常に消費者と生産者の双方に思いを馳せる野秋さん、実は祖父はサツマイモ農家を経営していた。幼い頃から畑に出て手伝いをすることもあり、植物が育つのを間近に見て、おもしろいなと感じていたそう。土を触ることや虫に対する苦手意識はなく、大人になって農場に行っても困ることがなかったのは、少年時代の経験があったからだろう。

「今でもなるべく農業の現場に足を運ぼうと心がけています。農家の方に話を伺うことは、自分の経営を進めていくうえで何より重要だと考えています。これからも現場から離れないようにしたいですね」

自分たちが目指すビジョンに共感し、ともに農業界を変えようと前のめりになって話を聞いてくれる農業家との出会いが、野秋さんがこの仕事を選んでよかったと思える瞬間だ。

CULTAが生産を予定しているマレーシア・キャメロンハイランドの農地。現地の気候に適した新しい品種でジャパンクオリティに挑む。
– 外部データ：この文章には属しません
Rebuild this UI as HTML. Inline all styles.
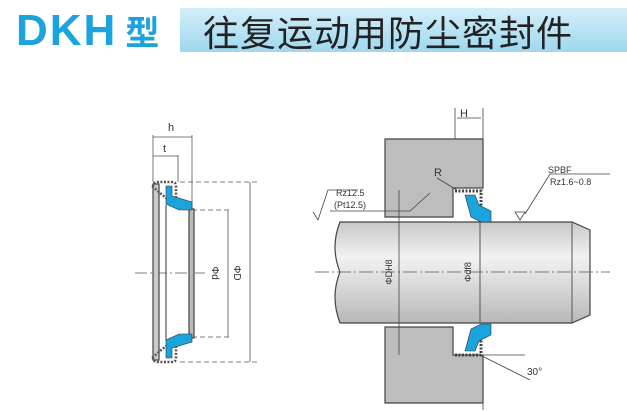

取材・文/脇ゆかり(エスクリプト) 写真/ご本人提供

KEYWORD

  1. ※1ジャパン・アズ・ナンバーワン
    戦後の日本の高度経済成長の要因を分析したエズラ・ヴォーゲル氏の著書。1979年に刊行され、大ベストセラーに。著書名はそのまま日本経済の最盛期を表す言葉として使われた。
  2. ※2スマート農業
    農林水産省では「ロボット、AI、IoTなど先端技術を活用する農業」と定義。作業の自動化により人手不足を解消したり、データの活用により農業経営の高度化が可能になったりする。
  3. ※3ゲノム編集
    ゲノム(遺伝子をはじめ遺伝情報の全体)を構成するDNAを切断して遺伝子を書き換える技術のこと。
  4. ※4交配育種
    性質の異なる品種同士を掛け合わせ、その子孫から目的の性質をもつ品種をつくる方法。本格的な品種改良が始まった明治時代から用いられている。
  5. ※5垂直統合型
    製品の開発から生産、販売にいたる上流から下流のプロセスを単一企業、もしくはグループで行うビジネスモデル。
  6. ※6リードタイム
    発注から納品までの所要時間。例えばシンガポールでは、長いリードタイムを経て届いたイチゴが高値で販売されている。輸送距離が長く地球環境への負担も懸念される。
  7. ※7未来の適地適作
    園芸作物には土地の気候に合った作物をつくる「適地適作」が原則だったが、CULTAは、昨今の気候変動や社会変動に適応できる「未来の適地適作」という構想のもとサステナブルな農業を目指す。

PROFILE

野秋 収平
株式会社CULTA
代表取締役CEO

のあき・しゅうへい
株式会社CULTA代表取締役CEO。1993年、静岡県生まれ。東京大学大学院農学生命科学研究科卒業。研究はスマート農業分野。農業分野への画像解析技術の応用で修士(農学)を取得。在学中にタイ国の農業スタートアップ、東京都中央卸売市場、イチゴ農家での業務を通してグローバル農業ビジネス、農業生産、流通を学ぶ。2017年に株式会社CULTAを設立。日本発のプレミアム農作物ブランドの創出を目指す。「Forbes JAPAN 30 UNDER 30 2023」(世界を変える30歳未満30人)のSCIENCE & TECHNOLOGY & LOCAL部門に選出。